(What to work on): Pull out every line below that holds the word "code".

(Supplied data):
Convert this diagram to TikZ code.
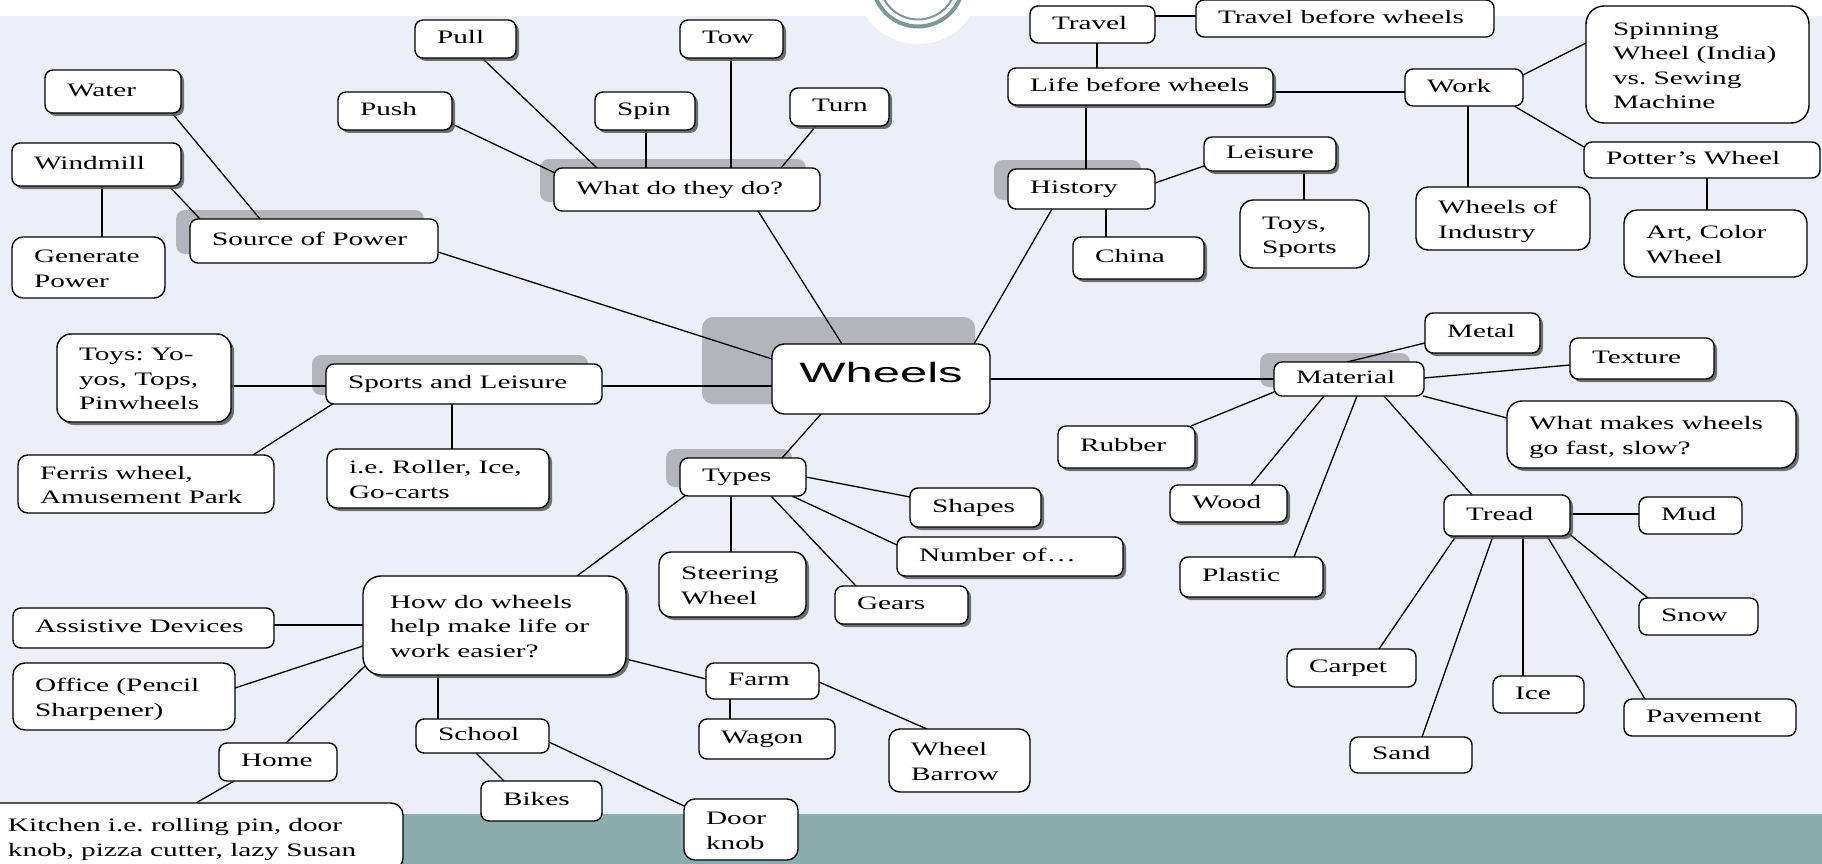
\documentclass[tikz,border=0pt]{standalone}
\usepackage{fontspec}
\setmainfont{Liberation Serif}[FakeStretch=1.54]
\newfontfamily\wheelsfont{Liberation Sans}[FakeStretch=1.75]
\usetikzlibrary{shadows}
\pgfdeclarelayer{bgzero}
\pgfdeclarelayer{bgone}
\pgfsetlayers{bgzero,bgone,main}
\definecolor{lav}{RGB}{236,239,248}
\definecolor{band}{RGB}{139,173,173}
\definecolor{ringc}{RGB}{122,154,154}
\definecolor{backd}{RGB}{180,181,188}
\newcommand\bxraise{0pt}
\tikzset{
  box/.style={draw=black, line width=1.4pt, fill=white, rounded corners=8pt,
    inner xsep=22pt, inner ysep=0pt, outer sep=0pt,
    font=\fontsize{19}{24.5}\selectfont\frenchspacing},
  ml/.code={\def\bxraise{-2.5pt}},
  hub/.style={draw=black, line width=1.4pt, fill=white, rounded corners=12pt,
    inner sep=0pt, outer sep=0pt, font=\wheelsfont\fontsize{28}{34}\selectfont},
  sh/.style={drop shadow={shadow xshift=3pt, shadow yshift=-3pt, fill=black!65, opacity=0.85}},
  conn/.style={draw=black, line width=1.3pt},
  backdrop/.style={fill=backd, rounded corners=9pt},
}
\newcommand\xind{\hspace*{5pt}}
\newcommand\bx[7][]{%
  \pgfmathsetmacro\bxw{#5-(#3)}%
  \pgfmathsetmacro\bxh{#6-(#4)}%
  \pgfmathsetmacro\bxt{#5-(#3)-44}%
  \pgfmathsetmacro\bxcx{((#3)+(#5))/2}%
  \pgfmathsetmacro\bxcy{((#4)+(#6))/2}%
  \node[box,#1,minimum width=\bxw pt,minimum height=\bxh pt] (#2) at (\bxcx,\bxcy)
    {\makebox[\bxt pt][l]{\raisebox{\bxraise}[\height][\depth]{\begin{tabular}{@{}l@{}}#7\end{tabular}}}};}
\begin{document}
\begin{tikzpicture}[x=1pt,y=-1pt]
\useasboundingbox (0,0) rectangle (1822,864);
% ---------- page background ----------
\begin{pgfonlayer}{bgzero}
  \fill[white] (0,0) rectangle (1822,864);
  \fill[lav] (0,16) rectangle (1822,864);
  \fill[band] (0,814) rectangle (1822,864);
  \fill[white] (918,-19) circle[radius=63pt];
  \draw[ringc, line width=4pt] (918,-19) circle[radius=45.5pt];
  \draw[ringc, line width=2pt] (918,-19) circle[radius=38.5pt];
\end{pgfonlayer}
% ---------- nodes ----------
\node[hub, minimum width=218pt, minimum height=70pt] (wheels) at (881,379)
  {\raisebox{7pt}[\height][\depth]{Wheels}};
\bx[sh]{pull}{415}{20}{516}{58}{Pull}
\bx[sh]{tow}{680}{20}{783}{58}{Tow}
\bx[sh]{push}{338}{92}{452}{130}{Push}
\bx[sh]{spin}{595}{92}{695}{130}{Spin}
\bx[sh]{turn}{790}{88}{889}{126}{Turn}
\bx{what}{554}{168}{820}{211}{What do they do?}
\bx[sh]{water}{45}{70}{181}{113}{Water}
\bx[sh]{windmill}{12}{143}{181}{186}{Windmill}
\bx[ml,rounded corners=11pt]{genpow}{12}{237}{165}{298}{Generate\\Power}
\bx{source}{190}{219}{438}{263}{Source of Power}
\bx{travel}{1030}{6}{1155}{43}{Travel}
\bx{travelb}{1196}{0}{1494}{37}{Travel before wheels}
\bx[sh]{life}{1008}{68}{1273}{105}{Life before wheels}
\bx{work}{1405}{69}{1523}{106}{Work}
\bx[ml,rounded corners=18pt]{spinning}{1586}{6}{1809}{123}{\xind Spinning\\\xind Wheel (India)\\\xind vs. Sewing\\\xind Machine}
\bx{potter}{1584}{142}{1820}{178}{Potter’s Wheel}
\bx[ml,rounded corners=12pt]{industry}{1416}{187}{1590}{250}{Wheels of\\Industry}
\bx[ml,rounded corners=13pt]{art}{1624}{210}{1807}{277}{Art, Color\\Wheel}
\bx{history}{1008}{169}{1155}{209}{History}
\bx[sh]{leisure}{1204}{137}{1336}{171}{Leisure}
\bx[ml,rounded corners=13pt]{toyssports}{1240}{200}{1369}{268}{Toys,\\Sports}
\bx[sh]{china}{1073}{237}{1204}{279}{China}
\bx{sports}{326}{364}{602}{404}{Sports and Leisure}
\bx[ml,sh,rounded corners=14pt]{toysyo}{57}{334}{231}{422}{Toys: Yo-\\yos, Tops,\\Pinwheels}
\bx[ml,rounded corners=10pt]{ferris}{18}{455}{274}{513}{Ferris wheel,\\Amusement Park}
\bx[ml,sh,rounded corners=10pt]{roller}{327}{449}{549}{508}{i.e. Roller, Ice,\\Go-carts}
\bx{types}{680}{458}{806}{496}{Types}
\bx[sh]{shapes}{910}{488}{1041}{527}{Shapes}
\bx[sh]{number}{897}{537}{1123}{576}{Number of…}
\bx[ml,sh,rounded corners=12pt]{steering}{659}{552}{806}{617}{Steering\\Wheel}
\bx[sh]{gears}{835}{586}{968}{624}{Gears}
\bx[ml,sh,rounded corners=18pt]{how}{363}{576}{626}{675}{\xind How do wheels\\\xind help make life or\\\xind work easier?}
\bx{assist}{13}{608}{274}{648}{Assistive Devices}
\bx[ml,rounded corners=12pt]{office}{13}{663}{235}{730}{Office (Pencil\\Sharpener)}
\bx{home}{219}{743}{337}{781}{Home}
\bx[ml,rounded corners=12pt]{kitchen}{-14}{803}{403}{870}{Kitchen i.e. rolling pin, door\\knob, pizza cutter, lazy Susan}
\bx{school}{416}{719}{549}{753}{School}
\bx{bikes}{481}{781}{602}{821}{Bikes}
\bx[ml,rounded corners=11pt]{door}{684}{799}{798}{860}{Door\\knob}
\bx{farm}{706}{663}{819}{699}{Farm}
\bx{wagon}{699}{719}{835}{759}{Wagon}
\bx[ml,rounded corners=11pt]{barrow}{889}{729}{1030}{792}{Wheel\\Barrow}
\bx{material}{1274}{362}{1424}{396}{Material}
\bx[sh]{metal}{1425}{313}{1540}{353}{Metal}
\bx[sh]{texture}{1570}{338}{1714}{379}{Texture}
\bx[ml,sh,rounded corners=15pt]{whatmakes}{1507}{401}{1796}{468}{What makes wheels\\go fast, slow?}
\bx[sh]{rubber}{1058}{426}{1195}{468}{Rubber}
\bx[sh]{wood}{1170}{485}{1287}{522}{Wood}
\bx[sh]{plastic}{1180}{557}{1323}{597}{Plastic}
\bx[sh]{tread}{1444}{495}{1570}{536}{Tread}
\bx{mud}{1639}{497}{1742}{534}{Mud}
\bx{snow}{1639}{598}{1758}{635}{Snow}
\bx{carpet}{1287}{649}{1416}{687}{Carpet}
\bx{ice}{1493}{676}{1584}{713}{Ice}
\bx{pavement}{1624}{699}{1796}{736}{Pavement}
\bx{sand}{1350}{737}{1472}{773}{Sand}
% ---------- backdrops and connectors ----------
\begin{pgfonlayer}{bgone}
  \path[backdrop] ([xshift=-14pt,yshift=9pt]source.north west) rectangle ([xshift=-14pt,yshift=9pt]source.south east);
  \path[backdrop] ([xshift=-14pt,yshift=9pt]what.north west) rectangle ([xshift=-14pt,yshift=9pt]what.south east);
  \path[backdrop] ([xshift=-14pt,yshift=9pt]history.north west) rectangle ([xshift=-14pt,yshift=9pt]history.south east);
  \path[backdrop] ([xshift=-14pt,yshift=9pt]sports.north west) rectangle ([xshift=-14pt,yshift=9pt]sports.south east);
  \path[backdrop] ([xshift=-14pt,yshift=9pt]types.north west) rectangle ([xshift=-14pt,yshift=9pt]types.south east);
  \path[backdrop] ([xshift=-14pt,yshift=9pt]material.north west) rectangle ([xshift=-14pt,yshift=9pt]material.south east);
  \path[backdrop, rounded corners=11pt] ([xshift=-70pt,yshift=27pt]wheels.north west) rectangle ([xshift=-15pt,yshift=10pt]wheels.south east);

  \path[conn] ([xshift=127pt,yshift=-43pt]water.north west) -- ([xshift=70pt]source.north west);
  \path[conn] ([xshift=157pt,yshift=-43pt]windmill.north west) -- ([xshift=10pt]source.north west);
  \path[conn] ([xshift=90pt,yshift=-43pt]windmill.north west) -- ([xshift=90pt]genpow.north west);
  \path[conn] ([xshift=114pt,yshift=-32pt]push.north west) -- ([xshift=1pt,yshift=-5pt]what.north west);
  \path[conn] ([xshift=67pt,yshift=-38pt]pull.north west) -- ([xshift=43pt]what.north west);
  \path[conn] ([xshift=51pt,yshift=-38pt]spin.north west) -- ([xshift=92pt]what.north west);
  \path[conn] ([xshift=51pt,yshift=-38pt]tow.north west) -- ([xshift=177pt]what.north west);
  \path[conn] ([xshift=26pt,yshift=-38pt]turn.north west) -- ([xshift=227pt]what.north west);
  \path[conn] ([xshift=204pt,yshift=-43pt]what.north west) -- ([xshift=70pt]wheels.north west);
  \path[conn] ([xshift=248pt,yshift=-33pt]source.north west) -- ([yshift=-15pt]wheels.north west);
  \path[conn] ([xshift=125pt,yshift=-10pt]travel.north west) -- ([yshift=-16pt]travelb.north west);
  \path[conn] ([xshift=67pt,yshift=-37pt]travel.north west) -- ([xshift=89pt]life.north west);
  \path[conn] ([xshift=78pt,yshift=-37pt]life.north west) -- ([xshift=78pt]history.north west);
  \path[conn] ([xshift=265pt,yshift=-24pt]life.north west) -- ([yshift=-23pt]work.north west);
  \path[conn] ([xshift=118pt,yshift=-6pt]work.north west) -- ([yshift=-37pt]spinning.north west);
  \path[conn] ([xshift=109pt,yshift=-37pt]work.north west) -- ([yshift=-5pt]potter.north west);
  \path[conn] ([xshift=63pt,yshift=-37pt]work.north west) -- ([xshift=52pt]industry.north west);
  \path[conn] ([xshift=123pt,yshift=-36pt]potter.north west) -- ([xshift=83pt]art.north west);
  \path[conn] ([xshift=147pt,yshift=-14pt]history.north west) -- ([yshift=-29pt]leisure.north west);
  \path[conn] ([xshift=100pt,yshift=-34pt]leisure.north west) -- ([xshift=64pt]toyssports.north west);
  \path[conn] ([xshift=98pt,yshift=-40pt]history.north west) -- ([xshift=33pt]china.north west);
  \path[conn] ([xshift=44pt,yshift=-40pt]history.north west) -- ([xshift=202pt]wheels.north west);
  \path[conn] ([xshift=174pt,yshift=-52pt]toysyo.north west) -- ([yshift=-22pt]sports.north west);
  \path[conn] ([xshift=8pt,yshift=-39pt]sports.north west) -- ([xshift=235pt]ferris.north west);
  \path[conn] ([xshift=126pt,yshift=-40pt]sports.north west) -- ([xshift=125pt]roller.north west);
  \path[conn] ([xshift=276pt,yshift=-22pt]sports.north west) -- ([yshift=-42pt]wheels.north west);
  \path[conn] ([xshift=218pt,yshift=-35pt]wheels.north west) -- ([yshift=-17pt]material.north west);
  \path[conn] ([xshift=49pt,yshift=-70pt]wheels.north west) -- ([xshift=102pt]types.north west);
  \path[conn] ([xshift=126pt,yshift=-19pt]types.north west) -- ([yshift=-9pt]shapes.north west);
  \path[conn] ([xshift=112pt,yshift=-38pt]types.north west) -- ([yshift=-8pt]number.north west);
  \path[conn] ([xshift=51pt,yshift=-38pt]types.north west) -- ([xshift=72pt]steering.north west);
  \path[conn] ([xshift=91pt,yshift=-38pt]types.north west) -- ([xshift=21pt]gears.north west);
  \path[conn] ([xshift=6pt,yshift=-37pt]types.north west) -- ([xshift=214pt]how.north west);
  \path[conn] ([xshift=73pt]material.north west) -- ([yshift=-30pt]metal.north west);
  \path[conn] ([xshift=150pt,yshift=-16pt]material.north west) -- ([yshift=-27pt]texture.north west);
  \path[conn] ([xshift=149pt,yshift=-34pt]material.north west) -- ([yshift=-17pt]whatmakes.north west);
  \path[conn] ([yshift=-30pt]material.north west) -- ([xshift=133pt]rubber.north west);
  \path[conn] ([xshift=50pt,yshift=-34pt]material.north west) -- ([xshift=81pt]wood.north west);
  \path[conn] ([xshift=83pt,yshift=-34pt]material.north west) -- ([xshift=114pt]plastic.north west);
  \path[conn] ([xshift=110pt,yshift=-34pt]material.north west) -- ([xshift=28pt]tread.north west);
  \path[conn] ([xshift=126pt,yshift=-19pt]tread.north west) -- ([yshift=-17pt]mud.north west);
  \path[conn] ([xshift=12pt,yshift=-41pt]tread.north west) -- ([xshift=92pt]carpet.north west);
  \path[conn] ([xshift=49pt,yshift=-41pt]tread.north west) -- ([xshift=72pt]sand.north west);
  \path[conn] ([xshift=79pt,yshift=-41pt]tread.north west) -- ([xshift=30pt]ice.north west);
  \path[conn] ([xshift=103pt,yshift=-41pt]tread.north west) -- ([xshift=21pt]pavement.north west);
  \path[conn] ([xshift=124pt,yshift=-38pt]tread.north west) -- ([xshift=9pt]snow.north west);
  \path[conn] ([yshift=-49pt]how.north west) -- ([xshift=261pt,yshift=-17pt]assist.north west);
  \path[conn] ([yshift=-70pt]how.north west) -- ([xshift=222pt,yshift=-25pt]office.north west);
  \path[conn] ([xshift=3pt,yshift=-89pt]how.north west) -- ([xshift=67pt]home.north west);
  \path[conn] ([xshift=15pt,yshift=-38pt]home.north west) -- ([xshift=210pt]kitchen.north west);
  \path[conn] ([xshift=75pt,yshift=-99pt]how.north west) -- ([xshift=22pt]school.north west);
  \path[conn] ([xshift=60pt,yshift=-34pt]school.north west) -- ([xshift=23pt]bikes.north west);
  \path[conn] ([xshift=133pt,yshift=-23pt]school.north west) -- ([yshift=-7pt]door.north west);
  \path[conn] ([xshift=263pt,yshift=-83pt]how.north west) -- ([yshift=-16pt]farm.north west);
  \path[conn] ([xshift=24pt,yshift=-36pt]farm.north west) -- ([xshift=31pt]wagon.north west);
  \path[conn] ([xshift=113pt,yshift=-19pt]farm.north west) -- ([xshift=38pt]barrow.north west);
\end{pgfonlayer}
\end{tikzpicture}
\end{document}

(Answer to the problem):
Convert this diagram to TikZ code.
  ml/.code={\def\bxraise{-2.5pt}},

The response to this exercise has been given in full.